Into this setup, the researchers imposed a “boundary” created by a ring of laser light, which formed a circular barrier around the rotating atoms. As they captured images, they witnessed the atoms flowing along the edge of the laser ring and moving in one direction.
“You can think of these atoms as marbles spun rapidly in a bowl, endlessly travelling around the rim without friction, slowing down, or scattering into the surrounding system,” Zwierlein suggests. “The flow is coherent and beautiful.”
“These atoms maintain a frictionless flow for hundreds of micrometers,” adds Fletcher. “Such uninterrupted motion, without scattering, is an uncommon occurrence in ultracold atom systems.”
This smooth flow persisted even when the researchers introduced an obstacle, akin to a speed bump, using a point of light placed along the edge of the laser ring. When the atoms encountered this new obstacle, they continued flowing without interruption or scattering, effortlessly bypassing the barrier.

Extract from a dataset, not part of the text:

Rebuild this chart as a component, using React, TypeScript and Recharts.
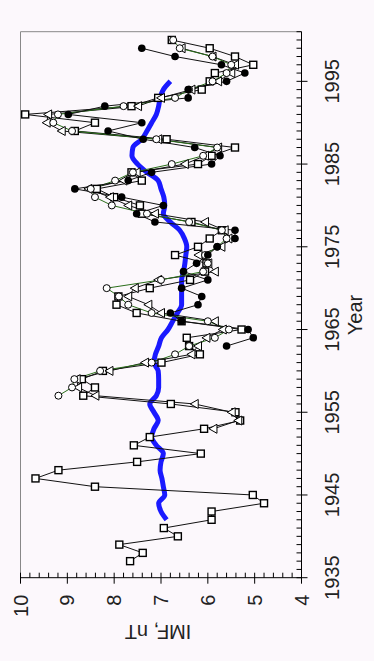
import { ComposedChart, Line, XAxis, YAxis, ReferenceLine } from "recharts";

const range = (a: number, b: number) =>
  Array.from({ length: b - a + 1 }, (_, i) => a + i);

// open squares, 1937-2000
const squareYears = range(1937, 2000);
const squareImf = [
  7.66, 7.39, 7.89, 6.64, 6.94, 5.92, 5.92, 4.8, 5.04, 8.41,
  9.68, 9.19, 7.51, 6.15, 7.58, 7.24, 6.08, 5.31, 5.41, 6.79,
  8.66, 8.41, 8.69, 8.24, 6.99, 6.17, 6.4, 6.45, 5.28, 6.56,
  7.52, 7.95, 7.91, 7.24, 6.38, 6.06, 6.03, 6.7, 6.21, 5.96,
  5.7, 6.35, 7.41, 7.45, 8.0, 8.37, 7.41, 7.63, 6.21, 5.92,
  5.42, 6.88, 8.84, 8.41, 9.9, 7.63, 7.06, 6.13, 5.96, 5.85,
  5.03, 5.42, 5.96, 6.77,
];

// open triangles, 1953-1999
const triangleYears = range(1953, 1999);
const triangleImf = [
  5.88, 5.35, 5.49, 6.28, 8.4, 8.77, 8.8, 8.1, 7.34, 6.35,
  6.21, 6.03, 5.68, 5.85, 7.0, 7.27, 7.7, 7.56, 7.06, 5.85,
  5.99, 6.2, 5.71, 5.56, 5.64, 6.06, 7.13, 7.7, 8.09, 8.55,
  7.8, 7.52, 6.49, 6.06, 5.78, 7.06, 9.12, 9.44, 9.41, 7.49,
  7.0, 6.35, 5.78, 5.5, 5.42, 5.9, 6.56,
];

// open circles, 1957-2000
const circleYears = range(1957, 2000);
const circleImf = [
  9.19, 8.9, 8.85, 8.3, 7.2, 6.7, 6.4, 5.85, 5.55, 6.0,
  7.2, 7.7, 7.9, 8.16, 7.0, 6.1, 6.0, 6.06, 5.8, 5.6,
  5.7, 6.4, 7.3, 8.05, 8.41, 8.5, 7.98, 7.6, 6.77, 6.1,
  5.8, 7.1, 8.9, 9.3, 9.2, 7.8, 6.7, 6.4, 5.9, 5.6,
  5.5, 5.9, 6.6, 6.74,
];

// filled circles, 1963-1999
const filledYears = range(1963, 1999);
const filledImf = [
  5.6, 5.03, 5.14, 6.56, 6.8, 6.21, 6.13, 6.56, 6.0, 6.52,
  6.24, 6.0, 5.8, 5.42, 5.42, 7.13, 7.52, 6.95, 7.84, 8.84,
  7.7, 7.2, 5.92, 5.74, 6.28, 7.38, 8.13, 7.41, 8.98, 8.2,
  6.42, 6.42, 5.6, 5.21, 5.71, 6.7, 7.41,
];

// smoothed trend, 1942-1995
const trendYears = range(1942, 1995);
const trendImf = [
  6.88, 7.0, 7.05, 6.92, 6.95, 6.98, 7.02, 7.0, 6.95, 7.1,
  7.2, 7.15, 7.06, 7.15, 7.24, 7.1, 7.05, 7.05, 7.06, 7.15,
  7.12, 7.05, 6.99, 6.85, 6.75, 6.65, 6.56, 6.56, 6.56, 6.56,
  6.52, 6.49, 6.47, 6.45, 6.5, 6.6, 6.8, 6.95, 6.92, 6.94,
  7.0, 7.06, 7.3, 7.5, 7.62, 7.6, 7.41, 7.3, 7.2, 7.1,
  7.05, 7.02, 6.95, 6.8,
];

const yearTicks = range(1935, 2001);
const imfTicks = range(20, 50).map((i) => i / 5);

const toPoints = (years: number[], vals: number[]) =>
  years.map((year, i) => ({ year, imf: vals[i] }));

const FONT = "'Liberation Sans', Arial, sans-serif";

const squareDot = (p: any) =>
  p.cx == null ? (
    <g key={`sq${p.index}`} />
  ) : (
    <rect key={`sq${p.index}`} x={p.cx - 3.5} y={p.cy - 3.5} width={7} height={7}
      fill="#fff" stroke="#000" strokeWidth={1.4} />
  );

const triangleDot = (p: any) =>
  p.cx == null ? (
    <g key={`tr${p.index}`} />
  ) : (
    <polygon key={`tr${p.index}`}
      points={`${p.cx},${p.cy - 4.5} ${p.cx - 4.5},${p.cy + 3.5} ${p.cx + 4.5},${p.cy + 3.5}`}
      fill="#fff" stroke="#000" strokeWidth={1} />
  );

const circleDot = (p: any) =>
  p.cx == null ? (
    <g key={`ci${p.index}`} />
  ) : (
    <circle key={`ci${p.index}`} cx={p.cx} cy={p.cy} r={3.5}
      fill="#fff" stroke="#000" strokeWidth={1} />
  );

const filledDot = (p: any) =>
  p.cx == null ? (
    <g key={`fi${p.index}`} />
  ) : (
    <circle key={`fi${p.index}`} cx={p.cx} cy={p.cy} r={3.8} fill="#000" />
  );

const YearTick = (props: any) => {
  const { x, y, payload } = props;
  const year = payload.value;
  const major = year % 10 === 5;
  return (
    <g>
      <line x1={x} x2={x} y1={y - 5} y2={major ? y + 6 : y} stroke="#000" />
      {major && (
        <text x={x} y={y + 37.5} textAnchor="middle" fontSize={20}
          fontFamily={FONT} fill="#222">
          {year}
        </text>
      )}
    </g>
  );
};

const ImfTick = (props: any) => {
  const { x, y, payload } = props;
  const v = payload.value;
  const major = Math.abs(v - Math.round(v)) < 1e-6;
  return (
    <g>
      <line x1={major ? x - 6 : x} x2={x + 5} y1={y} y2={y} stroke="#000" />
      {major && (
        <text x={x - 17} y={y + 7} textAnchor="end" fontSize={20}
          fontFamily={FONT} fill="#222">
          {Math.round(v)}
        </text>
      )}
    </g>
  );
};

export default function App() {
  return (
    <div style={{ position: "fixed", left: 0, top: 0, width: 374, height: 661,
      background: "#fcf8fc", overflow: "hidden" }}>
      <div style={{ position: "absolute", left: 0, top: 0, width: 661, height: 374,
        transformOrigin: "0 0", transform: "translateY(661px) rotate(-90deg)" }}>
        <ComposedChart width={661} height={374}
          margin={{ top: 20.5, right: 31.7, bottom: 0, left: 0 }}>
          <XAxis type="number" dataKey="year" domain={[1935, 2001]} ticks={yearTicks}
            interval={0} allowDataOverflow tickLine={false} tickSize={0} tickMargin={0}
            height={72.5} axisLine={{ stroke: "#000" }} tick={YearTick}
            label={{
              content: () => (
                <text x={346} y={362} textAnchor="middle" fontSize={20}
                  fontFamily={FONT} fill="#222">Year</text>
              ),
            }} />
          <YAxis type="number" domain={[4, 10]} ticks={imfTicks} interval={0}
            allowDataOverflow tickLine={false} tickSize={0} tickMargin={0}
            width={83.3} axisLine={{ stroke: "#000" }} tick={ImfTick}
            label={{
              content: () => (
                <text x={36} y={158} textAnchor="middle" fontSize={20}
                  fontFamily={FONT} fill="#222" transform="rotate(-90 36 158)">
                  IMF, nT
                </text>
              ),
            }} />
          <ReferenceLine y={10} stroke="#888" />
          <ReferenceLine x={2001} stroke="#888" />
          <Line data={toPoints(trendYears, trendImf)} dataKey="imf" type="monotone"
            stroke="#1a1aff" strokeWidth={5} dot={false} activeDot={false}
            isAnimationActive={false} />
          <Line data={toPoints(squareYears, squareImf)} dataKey="imf" type="linear"
            stroke="#111" strokeWidth={1} dot={squareDot} activeDot={false}
            isAnimationActive={false} />
          <Line data={toPoints(triangleYears, triangleImf)} dataKey="imf" type="linear"
            stroke="#111" strokeWidth={1} dot={triangleDot} activeDot={false}
            isAnimationActive={false} />
          <Line data={toPoints(circleYears, circleImf)} dataKey="imf" type="linear"
            stroke="#2a6e1a" strokeWidth={1} dot={circleDot} activeDot={false}
            isAnimationActive={false} />
          <Line data={toPoints(filledYears, filledImf)} dataKey="imf" type="linear"
            stroke="#111" strokeWidth={1} dot={filledDot} activeDot={false}
            isAnimationActive={false} />
        </ComposedChart>
      </div>
    </div>
  );
}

“We deliberately introduced a large green repulsive blob, expecting the atoms to bounce back,” Fletcher notes. “Instead, they effortlessly navigated around it, returning to the boundary and continuing their smooth flow.”
The behaviors observed in the atoms mirror the predictions for how electrons would act in edge states. Their findings indicate that the atomic setup effectively models electron behavior in such states.
“This is a pristine illustration of an essential and elegant concept in physics, allowing us to directly confirm the significance of edge states,” Fletcher concludes. “The logical next step is to introduce more obstacles and interactions into the system, which may lead to less predictable outcomes.”
This research received partial support from the National Science Foundation.